Signs of Codependency and How to Build Healthy Boundaries

Codependency can drain your emotional resources. Learn to recognize the patterns and develop healthier relationship dynamics.

Ayana Thompson
Ayana Thompson
LMFT
· 8 min read

Codependency is one of those words that has become both overused and underexamined. At its core, it describes a pattern: chronically prioritizing other people's emotions, needs, and approval to the point that your own get lost. It often gets dressed up as 'being a good partner,' 'being responsible,' or 'just being nice' — which is part of why it's so hard to spot from the inside.

Common Signs

  • You can describe how everyone close to you is feeling, but struggle to name your own emotions
  • You say yes when you want to say no
  • Other people's moods set the temperature of your day
  • You feel responsible for fixing or rescuing others
  • Conflict feels physically threatening, so you smooth, avoid, or accommodate
  • You feel guilty when you do something just for yourself
  • You have trouble identifying what you actually want

If most of those are familiar, that's worth taking seriously — and worth approaching with compassion. Codependency almost always has roots in early attachment, where keeping a caregiver regulated was how you stayed safe.

Boundaries Aren't Walls

People often misunderstand boundaries as cutting off, going low-contact, or being cold. They aren't. A boundary is simply a clear statement of what you will and won't do. It's information, not punishment.

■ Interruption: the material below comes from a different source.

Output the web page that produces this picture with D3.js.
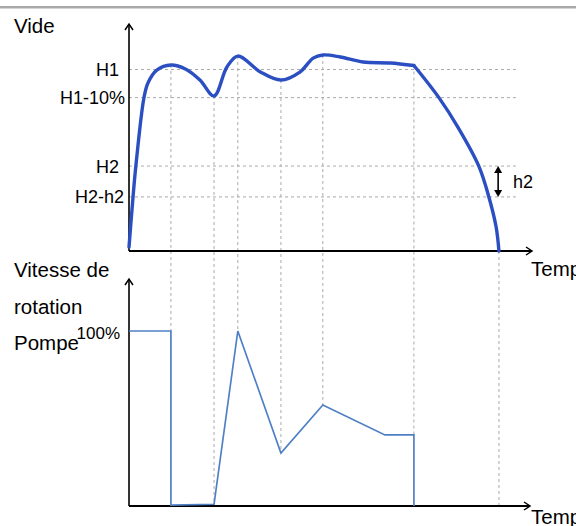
<!DOCTYPE html>
<html><head><meta charset="utf-8">
<script src="https://cdn.jsdelivr.net/npm/d3@7"></script>
<style>body{margin:0;background:#fff;overflow:hidden}svg{display:block;font-family:"Liberation Sans",Arial,sans-serif}</style>
</head><body>
<script>
// ---- data ----
const videT = [0, 1.0, 1.7, 3.7, 4.7, 6.9, 10.4, 14.0, 17.6, 21.1, 24.3, 27.0, 32.5, 37.7, 42.4, 45.7, 48.1, 52.4, 58.1, 64.8, 70.7, 76.9, 81.6, 86.8, 89.3, 91.1, 91.8];
const videV = [2.2, 29.8, 46.8, 84.3, 92.6, 99.7, 102.5, 100.3, 94.2, 85.4, 101.4, 107.4, 98.8, 94.2, 98.6, 106.3, 108.0, 106.9, 104.1, 103.6, 102.2, 84.5, 68.3, 46.8, 29.8, 13.2, 0];
const videKinkIndex = 20; // the curve bends sharply at t = 70.7
const pumpT = [0, 10.4, 10.4, 21.1, 27.0, 37.7, 48.1, 63.5, 70.7, 70.7];
const pumpV = [100, 100, 0.5, 1.0, 100, 30.3, 57.7, 40.6, 40.6, 0];
const levelLabels = ["H1", "H1-10%", "H2", "H2-h2"];
const levelValues = [100, 84.5, 46.8, 29.8];
const markTimes = [10.4, 21.1, 27.0, 37.7, 48.1, 70.7, 91.8];
const markVide = [102.5, 85.4, 107.4, 94.2, 108.0, 102.2, 0];
const markPump = [100, 1.0, 100, 30.3, 57.7, 40.6, 0];
const pumpTickLabel = "100%";
const pumpTickValue = 100;

const W = 576, H = 526;
const svg = d3.select("body").append("svg").attr("width", W).attr("height", H);

const x = d3.scaleLinear().domain([0, 100]).range([129, 532]);
const yTop = d3.scaleLinear().domain([0, 100]).range([251, 69.5]);
const yBot = d3.scaleLinear().domain([0, 100]).range([506, 331]);

// top border
svg.append("rect").attr("x", 0).attr("y", 6).attr("width", W).attr("height", 2.5).attr("fill", "#a9a9a9");

const grid = svg.append("g").attr("stroke", "#aaa").attr("stroke-width", 1).attr("stroke-dasharray", "3,3").attr("fill", "none");
levelValues.forEach(v => {
  grid.append("line").attr("x1", x(0)).attr("x2", x(96)).attr("y1", yTop(v)).attr("y2", yTop(v));
});
markTimes.forEach((t, i) => {
  grid.append("line").attr("x1", x(t)).attr("x2", x(t)).attr("y1", yTop(markVide[i])).attr("y2", yBot(markPump[i]));
});

// axes
const ax = svg.append("g").attr("stroke", "#000").attr("fill", "none");
function vAxis(x0, yb, yt) {
  ax.append("line").attr("x1", x0).attr("x2", x0).attr("y1", yb).attr("y2", yt).attr("stroke-width", 1.6);
  ax.append("path").attr("d", `M${x0-4},${yt+6}L${x0},${yt}L${x0+4},${yt+6}`).attr("stroke-width", 1.5);
}
function hAxis(y0, xl, xr) {
  ax.append("line").attr("x1", xl).attr("x2", xr).attr("y1", y0).attr("y2", y0).attr("stroke-width", 2);
  ax.append("path").attr("d", `M${xr-6},${y0-4}L${xr},${y0}L${xr-6},${y0+4}`).attr("stroke-width", 1.5);
}
vAxis(x(0), yTop(0), 24);
hAxis(yTop(0), x(0), x(100));
vAxis(x(0), yBot(0), 279);
hAxis(yBot(0), x(0), x(99.5));

// curves
const pts = videT.map((t, i) => [t, videV[i]]);
const videLine = d3.line().x(d => x(d[0])).y(d => yTop(d[1])).curve(d3.curveCatmullRom.alpha(0.5));
const videG = svg.append("g").attr("fill", "none").attr("stroke", "#2b4fc2").attr("stroke-width", 3.4)
  .attr("stroke-linejoin", "round").attr("stroke-linecap", "round");
videG.append("path").attr("d", videLine(pts.slice(0, videKinkIndex + 1)));
videG.append("path").attr("d", videLine(pts.slice(videKinkIndex)));

const pumpLine = d3.line().x(d => x(d[0])).y(d => yBot(d[1]));
svg.append("path").attr("d", pumpLine(pumpT.map((t, i) => [t, pumpV[i]])))
  .attr("fill", "none").attr("stroke", "#4f80c6").attr("stroke-width", 1.7);

// h2 arrow
const ha = x(91.6);
const y1 = yTop(levelValues[2]), y2 = yTop(levelValues[3]);
svg.append("line").attr("x1", ha).attr("x2", ha).attr("y1", y1 + 4).attr("y2", y2 - 4).attr("stroke", "#000").attr("stroke-width", 1.6);
svg.append("path").attr("d", `M${ha-4},${y1+7}L${ha},${y1}L${ha+4},${y1+7}Z`).attr("fill", "#000");
svg.append("path").attr("d", `M${ha-4},${y2-7}L${ha},${y2}L${ha+4},${y2-7}Z`).attr("fill", "#000");
svg.append("text").attr("x", 513).attr("y", 188).attr("font-size", 18).text("h2");

// text labels
const tx = svg.append("g").attr("fill", "#000");
tx.append("text").attr("x", 14).attr("y", 33).attr("font-size", 20.5).text("Vide");
const rightEdges = [119, 125, 119, 124];
levelLabels.forEach((l, i) => {
  tx.append("text").attr("x", rightEdges[i]).attr("y", yTop(levelValues[i]) + 6.5)
    .attr("text-anchor", "end").attr("font-size", 18).text(l);
});
tx.append("text").attr("x", 14).attr("y", 277).attr("font-size", 20.5).text("Vitesse de");
tx.append("text").attr("x", 14).attr("y", 313.5).attr("font-size", 20.5).text("rotation");
tx.append("text").attr("x", 14).attr("y", 350).attr("font-size", 20.5).text("Pompe");
tx.append("text").attr("x", 120).attr("y", yBot(pumpTickValue) + 7.5).attr("text-anchor", "end").attr("font-size", 17).text(pumpTickLabel);
tx.append("text").attr("x", 531).attr("y", 276).attr("font-size", 20.5).text("Temps");
tx.append("text").attr("x", 531).attr("y", 523.5).attr("font-size", 20.5).text("Temps");
</script>
</body></html>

  • 'I'm not available to talk about this tonight. Can we revisit tomorrow?'
  • 'I love you, and I can't lend money this time.'
  • 'I'm going to leave the room if voices are raised.'

Boundaries Are For You, Not Them

This is the move that changes everything. You can't actually control whether other people respect your boundaries. What you can do is decide how you'll respond if they don't. That's what makes a boundary stick.

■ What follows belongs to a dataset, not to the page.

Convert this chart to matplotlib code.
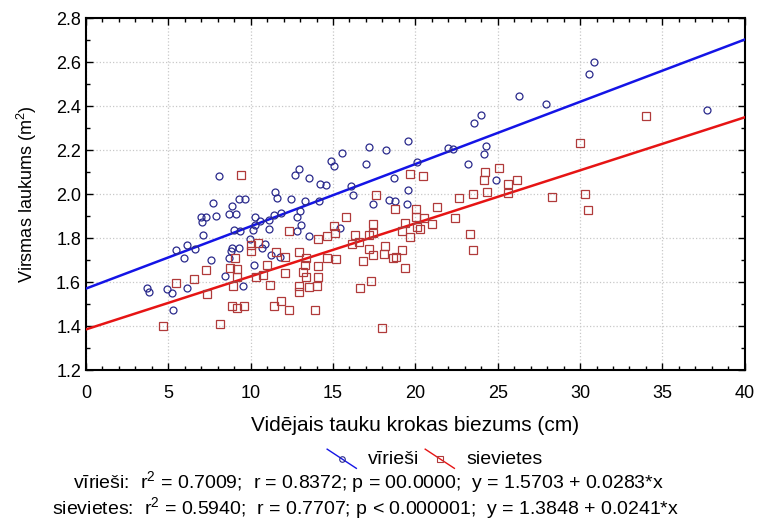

The Discomfort Is Part of It

If you've been codependent for a long time, setting your first real boundary will feel terrible. Your nervous system will register it as dangerous. You may get pushback from people who benefited from your old patterns. None of that means you're doing it wrong — it usually means you're doing it right.

How Therapy Helps

Codependency work usually involves three threads: identifying the pattern, building self-awareness around your own emotions and needs, and practicing new responses in real situations. Internal Family Systems (IFS) and attachment-based approaches are particularly helpful, because they address the parts of you that learned to over-give in the first place — without shaming them for it.

You Don't Have to Be Selfish to Have a Self

That's the headline. Real connection happens between two whole people — not between someone who disappears and someone who's served. If this resonates, therapy can help you find your way back.